Thomas says that staff training has been a constant factor in helping residents maintain independence. The organization has adopted the HEAR model, designed by Andrew Heck, PsyD, cofounder, partner, and geropsychologist at GeroPartners. HEAR stands for health, environment, approach, and resident.

“We design a plan of care based on these components, and we look at the health of the person,” says Thomas. The staff ask various questions based on the four categories. Questions about the environment may include: Is it too cold? Too dark? What is happening in the environment that may impact the person?
For starters, staff assess how they are approaching the resident as a person and review their tone of voice, for example. Staff also seek to know the residents, their unique likes and dislikes, says Thomas.

“The HEAR model is a tool that offers our staff an opportunity to provide the very best service they can,” says Thomas. “It’s allowed us to look at residents in a cohesive manner. If someone is unhappy in the evenings, we ask, ‘What could be the trigger?’ Maybe it’s the radio or someone is talking too loud.”

Words of Wisdom

A top recommendation for providers wanting to focus more on mental health illnesses is to make sure there is a solid partnership in place with a mental health provider, Adkins says.

“Make sure you have partnerships built with the mental health partners that are motivated and interested in collaboration,” he says. “Don’t look for those who will just give you ancillary, casual support, but for those who will really get engaged as partners. When you have motivated partners, you get the needed energy for success.”

“It helps to work with geriatric psychiatrists if you can,” says Schwartz. “They are hard to find, because they are in a very specific field. If you can’t, try to find a psychiatrist and a geriatrician that are willing to work together.”

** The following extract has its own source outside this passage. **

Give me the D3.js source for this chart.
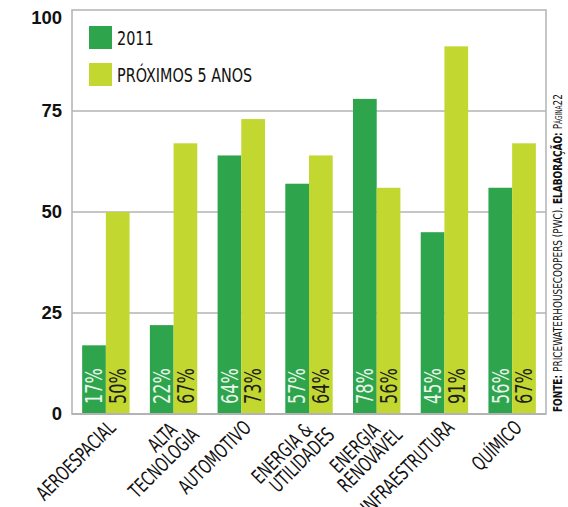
<!DOCTYPE html>
<html>
<head>
<meta charset="utf-8">
<script src="https://cdn.jsdelivr.net/npm/d3@7"></script>
<style>
  body { margin: 0; background: #fff; }
  svg { display: block; }
  .narrow { font-family: "Liberation Sans Narrow", "Arial Narrow", "DejaVu Sans Condensed", sans-serif; }
</style>
</head>
<body>
<svg id="chart" width="568" height="507"></svg>
<script>
// chart values
var categoryLines = [
  ["AEROESPACIAL"],
  ["ALTA", "TECNOLOGIA"],
  ["AUTOMOTIVO"],
  ["ENERGIA &", "UTILIDADES"],
  ["ENERGIA", "RENOVÁVEL"],
  ["INFRAESTRUTURA"],
  ["QUÍMICO"]
];
var values2011 = [17, 22, 64, 57, 78, 45, 56];
var valuesNext5 = [50, 67, 73, 64, 56, 91, 67];
var seriesNames = ["2011", "PRÓXIMOS 5 ANOS"];
var yTicks = [0, 25, 50, 75, 100];

var colors = ["#2ea44c", "#c2d730"];
var labelColors = ["#e9f5ea", "#1e1e1e"];
var gridColor = "#b3b3b3";
var squeeze = 0.76; // the original face is much narrower than what we have installed

var width = 568, height = 507;
var margin = { top: 10, right: 22, bottom: 93, left: 72 };

var svg = d3.select("#chart");

var x = d3.scaleBand()
  .domain(d3.range(categoryLines.length))
  .range([margin.left, width - margin.right])
  .paddingInner(0.3)
  .paddingOuter(0.15);

var xSub = d3.scaleBand()
  .domain([0, 1])
  .range([0, x.bandwidth()]);

var y = d3.scaleLinear()
  .domain([0, 100])
  .range([height - margin.bottom, margin.top]);

// gridlines and frame
svg.append("g")
  .selectAll("line")
  .data(yTicks.filter(function (d) { return d > 0 && d < 100; }))
  .join("line")
  .attr("x1", margin.left)
  .attr("x2", width - margin.right)
  .attr("y1", function (d) { return y(d); })
  .attr("y2", function (d) { return y(d); })
  .attr("stroke", gridColor)
  .attr("stroke-width", 1.5);

svg.append("rect")
  .attr("x", margin.left)
  .attr("y", margin.top)
  .attr("width", width - margin.left - margin.right)
  .attr("height", height - margin.top - margin.bottom)
  .attr("fill", "none")
  .attr("stroke", gridColor)
  .attr("stroke-width", 1.5);

// bars
var series = [values2011, valuesNext5];
var groups = svg.append("g")
  .selectAll("g")
  .data(categoryLines.map(function (c, i) { return i; }))
  .join("g")
  .attr("transform", function (i) { return "translate(" + x(i) + ",0)"; });

groups.selectAll("rect")
  .data(function (i) { return series.map(function (s, k) { return { k: k, v: s[i] }; }); })
  .join("rect")
  .attr("x", function (d) { return xSub(d.k); })
  .attr("y", function (d) { return y(d.v); })
  .attr("width", xSub.bandwidth())
  .attr("height", function (d) { return y(0) - y(d.v); })
  .attr("fill", function (d) { return colors[d.k]; });

// value labels inside bars
groups.selectAll("text")
  .data(function (i) { return series.map(function (s, k) { return { k: k, v: s[i] }; }); })
  .join("text")
  .attr("class", "narrow")
  .attr("transform", function (d) {
    return "translate(" + (xSub(d.k) + xSub.bandwidth() / 2) + "," + (y(0) - 10) + ") rotate(-90) scale(0.78,1)";
  })
  .attr("dy", "0.36em")
  .attr("font-size", 23)
  .attr("fill", function (d) { return labelColors[d.k]; })
  .text(function (d) { return d.v + "%"; });

// bottom axis line over bars
svg.append("line")
  .attr("x1", margin.left)
  .attr("x2", width - margin.right)
  .attr("y1", y(0))
  .attr("y2", y(0))
  .attr("stroke", gridColor)
  .attr("stroke-width", 2);

// y tick labels
svg.append("g")
  .selectAll("text")
  .data(yTicks)
  .join("text")
  .attr("x", margin.left - 10)
  .attr("y", function (d) { return Math.max(y(d), margin.top + 8); })
  .attr("dy", "0.3em")
  .attr("text-anchor", "end")
  .attr("font-family", "Liberation Sans, Arial, sans-serif")
  .attr("font-weight", "bold")
  .attr("font-size", 18.5)
  .attr("fill", "#111")
  .text(function (d) { return d; });

// category labels, rotated
var catLabels = svg.append("g")
  .selectAll("text")
  .data(categoryLines)
  .join("text")
  .attr("class", "narrow")
  .attr("font-size", 20)
  .attr("fill", "#111")
  .attr("text-anchor", "end")
  .attr("transform", function (d, i) {
    return "translate(" + (x(i) + x.bandwidth() / 2 + 11) + "," + (y(0) + 15) + ") rotate(-45) scale(" + squeeze + ",1)";
  });

catLabels.selectAll("tspan")
  .data(function (d) { return d.map(function (line, j) { return { line: line, j: j, n: d.length }; }); })
  .join("tspan")
  .attr("x", function (d) { return d.n > 1 ? (d.j === 0 ? -8 : 8) : 0; })
  .attr("y", function (d) { return d.n > 1 ? (d.j === 0 ? -3 : 16) : 0; })
  .text(function (d) { return d.line; });

// legend
var legend = svg.append("g")
  .selectAll("g")
  .data(seriesNames)
  .join("g")
  .attr("transform", function (d, i) { return "translate(89," + (26 + i * 37) + ")"; });

legend.append("rect")
  .attr("width", 23)
  .attr("height", 23)
  .attr("fill", function (d, i) { return colors[i]; });

legend.append("text")
  .attr("class", "narrow")
  .attr("transform", "translate(28,18.5) scale(0.82,1)")
  .attr("font-size", 19.5)
  .attr("fill", "#111")
  .text(function (d) { return d; });

// source note on the right
var note = svg.append("text")
  .attr("class", "narrow")
  .attr("transform", "translate(562," + (y(0) - 2) + ") rotate(-90)")
  .attr("font-size", 13)
  .attr("fill", "#111")
  .attr("textLength", 318)
  .attr("lengthAdjust", "spacingAndGlyphs");
note.append("tspan").attr("font-weight", "bold").text("FONTE: ");
note.append("tspan").text("PRICEWATERHOUSECOOPERS (PWC). ");
note.append("tspan").attr("font-weight", "bold").text("ELABORAÇÃO: ");
note.append("tspan").text("P");
note.append("tspan").attr("font-size", 8.5).text("ÁGINA");
note.append("tspan").text("22");
</script>
</body>
</html>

Harmon suggests that providers challenge themselves to be open-minded and to question their own biases. “It helps to challenge your own thinking and assumptions. Know each person’s strengths and abilities, and focus on those versus focusing on their deficits,” she says.

Thomas agrees. “There are ways to manage symptoms,” she says. “There’s a gentleman in our center who has chosen not to take medicine. He deals with his condition by painting. He’s painted murals, so if he wants to paint, we’re going to make sure he has a wall.”